Кириллов снова один на один остался со своей молчаливой спутницей. Выражение смущения и веселья, появившееся на ее лице при разговоре с Любочкой и так неожиданно преобразившее его, ушло; оно снова стало прежним — замкнуто-напряженным. С преувеличенным вниманием Бойко вынимала косточки из кусочка селедки, и Кириллов вдруг разозлился. «Хуже нет злой бабы на ответственной должности, все самоутверждается», — подумал он и, нарочно громко двинул стулом, встал, ушел за ситцевую занавеску, где сиплый мягкий голос Овсеева тихонько в общем гуле голосов не слушавших его людей напевал:
Но вот нагрянула война,
На нас пошли враги, разинув пасти,
Врачом ушла на фронт моя жена,
А я пошел в технические части…
— Муж ваш? — спросила Бойко буфетчица, как только Кириллов вышел. — Поссорились?
— Да нет, не муж, — закурив, ответила Бойко и, глядя вслед струйке дыма, добавила: — Молод для меня такой муж.
— А почему? — горячо возразила буфетчица и вышла из-за стойки.
Сев рядом с Бойко за стол, привычным жестом смахнула крошки, тряпкой стерла невидимую грязь:
— Вы с какого года?
— С тридцатого, — коротко ответила Бойко.
— А я с двадцать девятого, ровесницы мы.
— Вы моложе меня выглядите, — сказала Бойко.
— Так вы же курите, — спокойно согласилась женщина и, наклонив голову, заглянула Бойко в лицо своими блестящими, с чистыми белками глазами.
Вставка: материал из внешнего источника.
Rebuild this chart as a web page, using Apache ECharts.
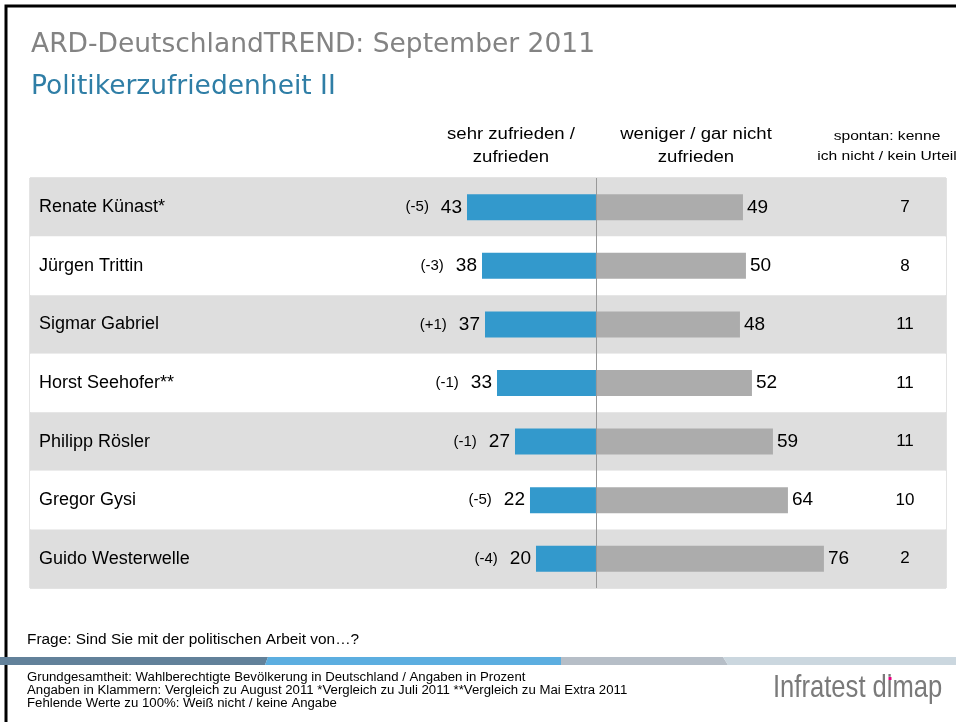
<!DOCTYPE html>
<html>
<head>
<meta charset="utf-8">
<script src="https://cdn.jsdelivr.net/npm/echarts@6/dist/echarts.min.js"></script>
<style>
html, body { margin: 0; padding: 0; background: #fff; }
#chart { width: 956px; height: 722px; }
</style>
</head>
<body>
<div id="chart"></div>
<script>
var names = ['Renate Künast*', 'Jürgen Trittin', 'Sigmar Gabriel', 'Horst Seehofer**', 'Philipp Rösler', 'Gregor Gysi', 'Guido Westerwelle'];
var satisfied = [43, 38, 37, 33, 27, 22, 20];
var change = ['-5', '-3', '+1', '-1', '-1', '-5', '-4'];
var dissatisfied = [49, 50, 48, 52, 59, 64, 76];
var unknown = [7, 8, 11, 11, 11, 10, 2];

var FONT = '"Liberation Sans", Arial, sans-serif';

var myChart = echarts.init(document.getElementById('chart'));

// header text, slightly stretched like in the slide
function head(txt, x, y, size, lh, sx) {
    return {
        type: 'text', x: x, y: y, scaleX: sx, silent: true,
        style: { text: txt, font: size + 'px ' + FONT, lineHeight: lh, fill: '#000', align: 'center', verticalAlign: 'top' }
    };
}

var option = {
    animation: false,
    backgroundColor: '#fff',
    textStyle: { fontFamily: FONT },
    title: [{
        text: 'ARD-DeutschlandTREND: September 2011',
        left: 26, top: 27,
        textStyle: { fontFamily: '"DejaVu Sans", sans-serif', fontWeight: 'normal', fontSize: 26.5, color: '#838383' }
    }, {
        text: 'Politikerzufriedenheit II',
        left: 26, top: 69,
        textStyle: { fontFamily: '"DejaVu Sans", sans-serif', fontWeight: 'normal', fontSize: 26.5, color: '#2f7ea6' }
    }],
    grid: {
        left: 30, right: 10, top: 178, bottom: 134,
        show: true, borderColor: '#c8c8c8', borderWidth: 1,
        backgroundColor: 'transparent'
    },
    xAxis: {
        type: 'value', min: -188.7, max: 116.7,
        show: false
    },
    yAxis: [{
        type: 'category',
        data: names,
        inverse: true,
        axisLine: { show: false, onZero: false },
        axisTick: { show: false },
        splitLine: { show: false },
        splitArea: { show: true, areaStyle: { color: ['#dedede', '#ffffff'] } },
        axisLabel: { inside: true, margin: 9, fontSize: 18, color: '#000' }
    }, {
        type: 'category',
        data: names,
        inverse: true,
        position: 'right',
        axisLine: { show: false, onZero: false },
        axisTick: { show: false },
        splitLine: { show: false },
        axisLabel: {
            inside: true, margin: 41, align: 'center', fontSize: 17, color: '#000',
            formatter: function (v, i) { return String(unknown[i]); }
        }
    }],
    series: [{
        name: 'sehr zufrieden / zufrieden',
        type: 'bar',
        barWidth: 26,
        barGap: '-100%',
        itemStyle: { color: '#3399cc' },
        data: satisfied.map(function (v) { return -v; }),
        label: {
            show: true,
            position: 'left',
            distance: 5,
            formatter: function (p) {
                return '{c|(' + change[p.dataIndex] + ')}{v|' + satisfied[p.dataIndex] + '}';
            },
            rich: {
                c: { fontSize: 15, color: '#000', padding: [0, 12, 0, 0] },
                v: { fontSize: 19, color: '#000' }
            }
        }
    }, {
        name: 'weniger / gar nicht zufrieden',
        type: 'bar',
        barWidth: 26,
        barGap: '-100%',
        itemStyle: { color: '#acacac' },
        data: dissatisfied,
        label: { show: true, position: 'right', distance: 4, fontSize: 19, color: '#000' },
        markLine: {
            silent: true,
            symbol: 'none',
            label: { show: false },
            lineStyle: { color: '#999', width: 1, type: 'solid' },
            data: [{ xAxis: 0 }]
        }
    }],
    graphic: [{
        type: 'rect',
        shape: { x: 6, y: 6, width: 970, height: 740 },
        style: { fill: 'none', stroke: '#000', lineWidth: 3 },
        silent: true
    },
    head('sehr zufrieden /\nzufrieden', 511, 123, 16, 23, 1.16),
    head('weniger / gar nicht\nzufrieden', 696, 123, 16, 23, 1.16),
    head('spontan: kenne\nich nicht / kein Urteil', 887, 126, 13, 20, 1.2),
    {
        type: 'text', x: 27, y: 633, scaleX: 1.1,
        style: { text: 'Frage: Sind Sie mit der politischen Arbeit von…?', font: '14px ' + FONT, fill: '#000' }
    }, {
        type: 'polygon',
        shape: { points: [[0, 657], [268, 657], [265, 665], [0, 665]] },
        style: { fill: '#62819a' }
    }, {
        type: 'polygon',
        shape: { points: [[268, 657], [561, 657], [561, 665], [265, 665]] },
        style: { fill: '#5caee0' }
    }, {
        type: 'polygon',
        shape: { points: [[561, 657], [723, 657], [728, 665], [561, 665]] },
        style: { fill: '#b6bec7' }
    }, {
        type: 'polygon',
        shape: { points: [[723, 657], [956, 657], [956, 665], [728, 665]] },
        style: { fill: '#cbd7df' }
    }, {
        type: 'text', x: 27, y: 671, scaleX: 1.1,
        style: {
            text: 'Grundgesamtheit: Wahlberechtigte Bevölkerung in Deutschland / Angaben in Prozent\nAngaben in Klammern: Vergleich zu August 2011 *Vergleich zu Juli 2011 **Vergleich zu Mai Extra 2011\nFehlende Werte zu 100%: Weiß nicht / keine Angabe',
            font: '12px ' + FONT, lineHeight: 13, fill: '#000'
        }
    }, {
        type: 'text', x: 773, y: 672, scaleX: 0.8,
        style: { text: 'Infratest dimap', font: '32px ' + FONT, fill: '#7a7a7a' }
    }, {
        type: 'rect',
        shape: { x: 888.5, y: 677, width: 3, height: 3 },
        style: { fill: '#e6007e' }
    }]
};

myChart.setOption(option);
</script>
</body>
</html>
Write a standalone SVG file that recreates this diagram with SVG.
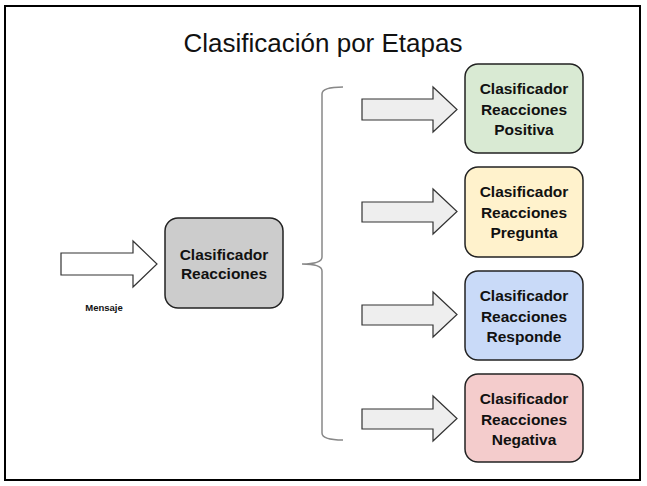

Бойко увидела, что глаза у нее разные: один серый, другой золотисто-карий.
— Бросили бы вы курить, у вас ведь цвет лица от этого землянистый, — посоветовала буфетчица.
— Не могу. Парень этот, что с нами ехал, Стасик его зовут? — Женщина кивнула. — Он вот молодой, а бросил.
— Да он мучается как! Это ж такая зараза. — Буфетчица взяла с тарелки моченое яблоко, надкусила белыми ровными зубами. — Да они тут, слава богу, все побросали, и Никита Семенович тоже, а уж как курил. Один Овсеев не смог, потому что его и летчики и другие гости все время хорошими угощают. Да где ж эта Любочка, — спохватилась она и, обернувшись к буфету, приказала: — Любочка, жарки́е неси.
— Хвилыночку, — тотчас же неожиданно ответил Любочкин бас, — они не согрелись еще, — потом смех и звон покатившейся по полу крышки.